Sweethearts: The Timeless Love Affair -- On-Screen and Off -- Between Jeanette MacDonald and Nelson Eddy ganhou uma edição especial de 20 anos de lançamento com mais fotos, entrevistas e detalhes sobre o relacionamento dos astros, inclusive sobre o filho natimorto deles, que se chamaria Daniel. Disponível online, por apenas R$21 no Kindle, é uma edição melhor diagramada, com mais fotos e detalhes e portanto a mais recomendada.

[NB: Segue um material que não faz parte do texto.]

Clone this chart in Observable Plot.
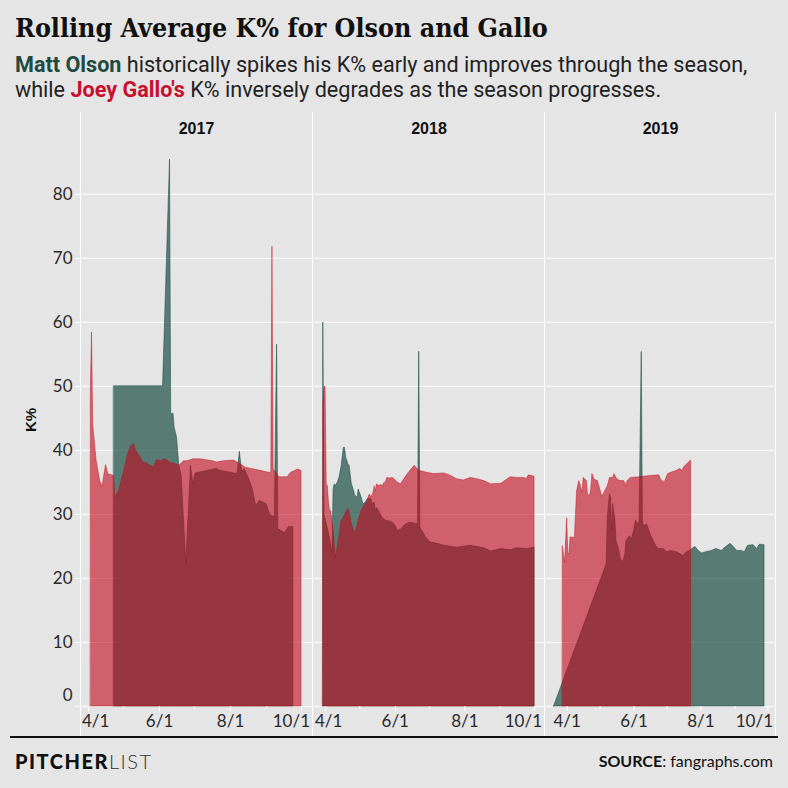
<!DOCTYPE html>
<html>
<head>
<meta charset="utf-8">
<script src="https://cdn.jsdelivr.net/npm/d3@7"></script>
<script src="https://cdn.jsdelivr.net/npm/@observablehq/plot@0.6"></script>
<style>
  html, body { margin: 0; padding: 0; background: #e5e5e5; }
  #wrap { position: relative; width: 788px; height: 788px; background: #e5e5e5; overflow: hidden; }
  #wrap svg { position: absolute; }
</style>
</head>
<body>
<div id="wrap">
  <svg id="bg" width="788" height="788" style="left:0;top:0">
    <text x="15" y="37" font-family="DejaVu Serif Condensed, DejaVu Serif, serif" font-stretch="condensed" font-weight="bold" font-size="26.6" fill="#111">Rolling Average K% for Olson and Gallo</text>
    <text x="15" y="72" font-family="Roboto, sans-serif" font-size="21.6" fill="#222"><tspan font-weight="bold" fill="#1e4a40">Matt Olson</tspan> historically spikes his K% early and improves through the season,</text>
    <text x="15" y="97" font-family="Roboto, sans-serif" font-size="21.6" fill="#222">while <tspan font-weight="bold" fill="#c8102e">Joey Gallo's</tspan> K% inversely degrades as the season progresses.</text>
    <g stroke="#ffffff" stroke-width="1">
      <line x1="80.5" x2="80.5" y1="112" y2="737"></line>
      <line x1="312.5" x2="312.5" y1="112" y2="737"></line>
      <line x1="544.5" x2="544.5" y1="112" y2="737"></line>
      <line x1="775.5" x2="775.5" y1="112" y2="737"></line>
    </g>
    <text transform="translate(36,420) rotate(-90)" text-anchor="middle" font-family="Liberation Sans, sans-serif" font-weight="bold" font-size="15" fill="#111">K%</text>
    <line x1="10" x2="778" y1="737" y2="737" stroke="#111" stroke-width="2"></line>
    <text x="15" y="769" font-family="Lato, sans-serif" font-size="20" letter-spacing="1.5" fill="#111"><tspan font-weight="900">PITCHER</tspan><tspan font-weight="300" fill="#333">LIST</tspan></text>
    <text x="773" y="767" text-anchor="end" font-family="Lato, sans-serif" font-size="16" fill="#111"><tspan font-weight="bold">SOURCE</tspan>: fangraphs.com</text>
  </svg>
</div>
<script>
// ---------- data ----------
const years = [2017, 2018, 2019];

const gallo2017 = [["2017-04-03",50],["2017-04-04",58.4],["2017-04-05",44],["2017-04-08",38.3],["2017-04-11",35.2],["2017-04-13",34.3],["2017-04-16",37.7],["2017-04-18",36.3],["2017-04-21",36.1],["2017-04-23",36],["2017-04-24",32.6],["2017-04-27",33.6],["2017-05-01",36.3],["2017-05-05",39.4],["2017-05-08",40.7],["2017-05-10",41],["2017-05-12",39.9],["2017-05-15",39.1],["2017-05-18",38.1],["2017-05-21",38],["2017-05-27",37.3],["2017-05-30",38.5],["2017-06-02",38.3],["2017-06-06",38.6],["2017-06-10",38.1],["2017-06-14",37.9],["2017-06-18",37.6],["2017-06-22",38.3],["2017-06-25",38.3],["2017-06-30",38.6],["2017-07-06",38.6],["2017-07-17",38.3],["2017-07-20",38.1],["2017-07-26",38.3],["2017-08-04",38.4],["2017-08-09",37.9],["2017-08-14",37.3],["2017-08-27",36.8],["2017-09-03",36.5],["2017-09-05",36.5],["2017-09-06",71.8],["2017-09-07",37],["2017-09-12",35.8],["2017-09-19",35.8],["2017-09-22",36.5],["2017-09-28",37],["2017-10-01",36.8]];

const olson2017 = [["2017-04-23",50],["2017-06-04",50],["2017-06-10",85.4],["2017-06-11",45.7],["2017-06-13",45.7],["2017-06-14",43.5],["2017-06-16",42],["2017-06-18",37.6],["2017-06-20",36],["2017-06-24",22.3],["2017-06-28",37.6],["2017-06-30",34.7],["2017-07-02",36.4],["2017-07-20",37.1],["2017-07-23",36.8],["2017-08-07",36.3],["2017-08-09",39.8],["2017-08-11",36.5],["2017-08-13",37.1],["2017-08-17",35.5],["2017-08-20",34],["2017-08-23",31.3],["2017-08-26",32.1],["2017-09-01",31.6],["2017-09-04",30],["2017-09-08",29.5],["2017-09-10",56.5],["2017-09-11",27.7],["2017-09-13",27.5],["2017-09-17",27.1],["2017-09-20",28],["2017-09-24",28]];

const gallo2018 = [["2018-03-30",47.2],["2018-03-31",49.9],["2018-04-01",49.9],["2018-04-02",34.7],["2018-04-03",34.4],["2018-04-04",31.8],["2018-04-05",30.5],["2018-04-06",30.5],["2018-04-07",29],["2018-04-08",27.4],["2018-04-10",23.2],["2018-04-11",24.3],["2018-04-13",26.4],["2018-04-15",29],["2018-04-17",29.5],["2018-04-20",30.6],["2018-04-21",30.8],["2018-04-22",30.5],["2018-04-24",28.4],["2018-04-26",27.4],["2018-04-27",27.1],["2018-04-28",27.6],["2018-04-30",29],["2018-05-02",30.3],["2018-05-04",31],["2018-05-06",31.6],["2018-05-08",32.1],["2018-05-09",32.9],["2018-05-10",33.1],["2018-05-11",32.6],["2018-05-13",33.4],["2018-05-14",34.4],["2018-05-15",33.6],["2018-05-16",34.7],["2018-05-18",34.4],["2018-05-19",34.6],["2018-05-21",34.4],["2018-05-22",34.8],["2018-05-24",35.1],["2018-05-25",35.7],["2018-05-27",35.6],["2018-05-30",35.7],["2018-06-02",35.2],["2018-06-03",35],["2018-06-06",34.7],["2018-06-12",36.3],["2018-06-18",37.6],["2018-06-22",36.8],["2018-06-29",36.5],["2018-07-05",36.3],["2018-07-14",36.4],["2018-07-20",36],["2018-07-25",35.5],["2018-07-31",35.3],["2018-08-06",35.7],["2018-08-12",35.5],["2018-08-18",35.2],["2018-08-24",34.7],["2018-09-02",34.8],["2018-09-10",35.8],["2018-09-16",35.7],["2018-09-22",35.7],["2018-09-24",35.5],["2018-09-26",36.1],["2018-10-01",35.9]];

const olson2018 = [["2018-03-30",59.9],["2018-03-31",30],["2018-04-04",27],["2018-04-07",24],["2018-04-08",33.9],["2018-04-09",34.7],["2018-04-10",34.4],["2018-04-12",35.1],["2018-04-13",35.6],["2018-04-15",37.4],["2018-04-17",40.4],["2018-04-18",40.4],["2018-04-19",38.9],["2018-04-21",37.8],["2018-04-22",37.6],["2018-04-24",34.7],["2018-04-25",34.2],["2018-04-27",32.9],["2018-04-29",32.6],["2018-04-30",33.9],["2018-05-01",33.4],["2018-05-03",32.4],["2018-05-04",31.6],["2018-05-06",31.8],["2018-05-08",32.4],["2018-05-09",32.4],["2018-05-11",32.4],["2018-05-12",31.6],["2018-05-14",31.8],["2018-05-15",30.5],["2018-05-16",31],["2018-05-18",30.5],["2018-05-21",29.4],["2018-05-24",29],["2018-05-27",28.9],["2018-05-30",28.7],["2018-06-02",28],["2018-06-03",27.4],["2018-06-06",27.6],["2018-06-10",28.4],["2018-06-14",28.7],["2018-06-20",28.5],["2018-06-21",28.5],["2018-06-22",55.4],["2018-06-23",27.9],["2018-06-28",26.4],["2018-07-02",25.6],["2018-07-08",25.4],["2018-07-14",25.1],["2018-07-25",24.8],["2018-08-06",25.1],["2018-08-18",24.7],["2018-08-24",24.2],["2018-09-02",24.6],["2018-09-10",24.4],["2018-09-16",24.7],["2018-09-25",24.6],["2018-10-01",24.8]];

const gallo2019 = [["2019-03-28",25],["2019-03-30",22.4],["2019-04-01",29.4],["2019-04-02",24],["2019-04-03",23.7],["2019-04-04",26.4],["2019-04-08",26.3],["2019-04-10",33.6],["2019-04-12",35.2],["2019-04-13",34.7],["2019-04-15",33.4],["2019-04-16",35.7],["2019-04-19",35.2],["2019-04-20",33],["2019-04-22",33],["2019-04-23",34],["2019-04-24",36.3],["2019-04-26",35.4],["2019-04-29",35.2],["2019-05-02",33.4],["2019-05-03",32.7],["2019-05-05",33.4],["2019-05-08",34.4],["2019-05-10",35.7],["2019-05-13",35.7],["2019-05-14",36.3],["2019-05-17",35.4],["2019-05-20",35.2],["2019-05-23",35.2],["2019-05-25",34.4],["2019-05-26",35.2],["2019-05-29",35.7],["2019-06-06",35.8],["2019-06-16",36],["2019-06-24",36.1],["2019-06-26",35.3],["2019-06-29",35],["2019-07-02",36.3],["2019-07-05",36.5],["2019-07-10",36.8],["2019-07-13",37.1],["2019-07-15",36.8],["2019-07-17",37.4],["2019-07-21",38.1],["2019-07-23",38.4]];

const olson2019 = [["2019-03-20",0],["2019-05-07",22.2],["2019-05-08",29.5],["2019-05-10",33.1],["2019-05-11",32.6],["2019-05-12",27.4],["2019-05-13",31.6],["2019-05-15",29],["2019-05-16",25.8],["2019-05-18",24.8],["2019-05-20",23],["2019-05-22",22.5],["2019-05-24",23.7],["2019-05-25",25.8],["2019-05-27",26.3],["2019-05-28",26.6],["2019-05-30",26.1],["2019-06-01",27.4],["2019-06-02",28.4],["2019-06-03",29],["2019-06-05",28.4],["2019-06-06",28.7],["2019-06-08",55.4],["2019-06-09",29],["2019-06-10",28.2],["2019-06-13",28.4],["2019-06-16",26.9],["2019-06-20",25.4],["2019-06-23",24.6],["2019-06-28",24.6],["2019-07-01",24.1],["2019-07-04",24.3],["2019-07-10",24.1],["2019-07-13",23.8],["2019-07-16",23.5],["2019-07-19",24.1],["2019-07-22",24.3],["2019-07-24",24.6],["2019-07-27",24.9],["2019-07-30",24.3],["2019-08-02",23.9],["2019-08-06",24.1],["2019-08-11",24.3],["2019-08-15",24.6],["2019-08-20",24.3],["2019-08-24",24.9],["2019-08-28",25.4],["2019-08-31",24.9],["2019-09-03",24.3],["2019-09-07",24.3],["2019-09-10",24.1],["2019-09-13",25.1],["2019-09-18",25.2],["2019-09-21",24.6],["2019-09-24",25.3],["2019-09-27",25.2],["2019-09-28",25.2]];

const xDomains = {
  2017: ["2017-03-25T02:00Z", "2017-10-10T10:00Z"],
  2018: ["2018-03-21T10:00Z", "2018-10-09T17:00Z"],
  2019: ["2019-03-12T05:00Z", "2019-10-08T00:00Z"]
};
const majorMonthDays = ["04-01", "06-01", "08-01", "10-01"];
const minorMonthDays = ["05-01", "07-01", "09-01"];
const yGridTicks = [0, 10, 20, 30, 40, 50, 60, 70, 80];
const yLabelTicks = [10, 20, 30, 40, 50, 60, 70, 80];
const yZeroTick = [0];
const yMax = 89.8;

// ---------- drawing ----------
const GREEN = "#1c4e44";
const RED = "#c2091a";
const parse = d3.utcParse("%Y-%m-%d");
const fmt = d3.utcFormat("%-m/%-d");
const rows = arr => arr.map(([d, v]) => ({date: parse(d), v}));
const series = {
  2017: {olson: olson2017, gallo: gallo2017},
  2018: {olson: olson2018, gallo: gallo2018},
  2019: {olson: olson2019, gallo: gallo2019}
};
const layout = {
  2017: {left: 0, width: 312, marginLeft: 80, marginRight: 0, showY: true},
  2018: {left: 312, width: 232, marginLeft: 1, marginRight: 0, showY: false},
  2019: {left: 544, width: 244, marginLeft: 1, marginRight: 13, showY: false}
};

const wrap = document.getElementById("wrap");

for (const year of years) {
  const L = layout[year];
  const major = majorMonthDays.map(md => parse(`${year}-${md}`));
  const minor = minorMonthDays.map(md => parse(`${year}-${md}`));
  const marks = [
    Plot.gridY(yGridTicks, {stroke: "#ffffff", strokeOpacity: 1, strokeWidth: 1}),
    Plot.areaY(rows(series[year].olson), {x: "date", y: "v", fill: GREEN, fillOpacity: 0.7, stroke: GREEN, strokeOpacity: 0.7, strokeWidth: 0.8}),
    Plot.areaY(rows(series[year].gallo), {x: "date", y: "v", fill: RED, fillOpacity: 0.6, stroke: RED, strokeOpacity: 0.55, strokeWidth: 0.8}),
    Plot.axisX(major, {tickSize: 5, stroke: "#ffffff", fill: "#2a2a2a", tickPadding: 3, tickFormat: fmt, fontSize: 17, fontFamily: "Lato"}),
    Plot.axisX(minor, {tickSize: 3, stroke: "#ffffff", tickFormat: () => ""}),
    Plot.text([String(year)], {text: d => d, frameAnchor: "top", dy: -9, fontWeight: "bold", fontSize: 16, fill: "#111", fontFamily: "Liberation Sans"})
  ];
  if (L.showY) {
    marks.push(
      Plot.axisY(yGridTicks, {tickSize: 5, stroke: "#ffffff", tickFormat: () => ""}),
      Plot.axisY(yLabelTicks, {tickSize: 0, tickPadding: 8, fill: "#2a2a2a", fontSize: 17, fontFamily: "Lato"}),
      Plot.axisY(yZeroTick, {tickSize: 0, tickPadding: 8, fill: "#2a2a2a", fontSize: 17, fontFamily: "Lato", dy: -11})
    );
  }
  const svg = Plot.plot({
    width: L.width,
    height: 625,
    marginTop: 19,
    marginBottom: 31,
    marginLeft: L.marginLeft,
    marginRight: L.marginRight,
    style: {background: "transparent", fontFamily: "Lato, sans-serif", fontSize: "17px", color: "#2a2a2a", overflow: "visible"},
    x: {type: "utc", domain: xDomains[year].map(s => new Date(s)), label: null},
    y: {domain: [0, yMax], label: null, ...(L.showY ? {} : {axis: null})},
    marks
  });
  svg.style.position = "absolute";
  svg.style.left = L.left + "px";
  svg.style.top = "112px";
  svg.style.maxWidth = "none";
  wrap.appendChild(svg);

  // keep end tick labels inside their panel
  const minX = L.marginLeft + 2, maxX = L.width - L.marginRight - 2;
  const sr = svg.getBoundingClientRect();
  svg.querySelectorAll('g[aria-label="x-axis tick label"] text').forEach(t => {
    const r = t.getBoundingClientRect();
    if (!r.width) return;
    const l = r.left - sr.left, rr = r.right - sr.left;
    let shift = 0;
    if (l < minX) shift = minX - l;
    else if (rr > maxX) shift = maxX - rr;
    if (shift) t.setAttribute("x", shift);
  });
}
</script>
</body>
</html>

Apesar disso, Sweethearts sofre com a falta de evidência fotográfica e ao utilizar uma narrativa indireta livre para tentar aproximar o leitor dos personagens, "esquece" de que é uma biografia e que neste caso se apoiar em fatos e indícios seria a melhor forma de fortalecer sua teoria. E não escrevendo uma história romântica.
Sweethearts: The Timeless Love Affair -- On-Screen and Off -- Between Jeanette MacDonald and Nelson Eddy e, consequentemente, o relacionamento de Nelson e Jeanette, virará uma cinebiografia com o envolvimento de Sharon Rich e dirigido por Michael Radford. O filme, de acordo com o site Deadline, está em desenvolvimento e começará a ser gravado no final do ano, na Espanha.
Se em uma próxima edição Sweethearts: The Timeless Love Affair -- On-Screen and Off -- Between Jeanette MacDonald and Nelson Eddy conseguir consertar esses erros, é certeza de que conseguirá unificar os incrédulos deste romance.
Nos jornais da época existiam duas versões: que os dois se amavam ou que os dois se odiavam e não havia meio-termo. Até Jeanette em entrevista em 1938 fez questão de afastar rumores de brigas com Nelson:
Eu realmente acho que o Nelson gosta de trabalhar comigo. Eu sei que gosto de trabalhar com ele e estou muito feliz que continuamos como uma equipe pelo menos por um filme ao ano. - The Maitland Daily Mercury, 27 de julho de 1938
Por enquanto, o livro, por si só, continua a dividir: os que acreditam e os que não acreditam. O único jeito é ler Sweethearts e tirar suas próprias conclusões.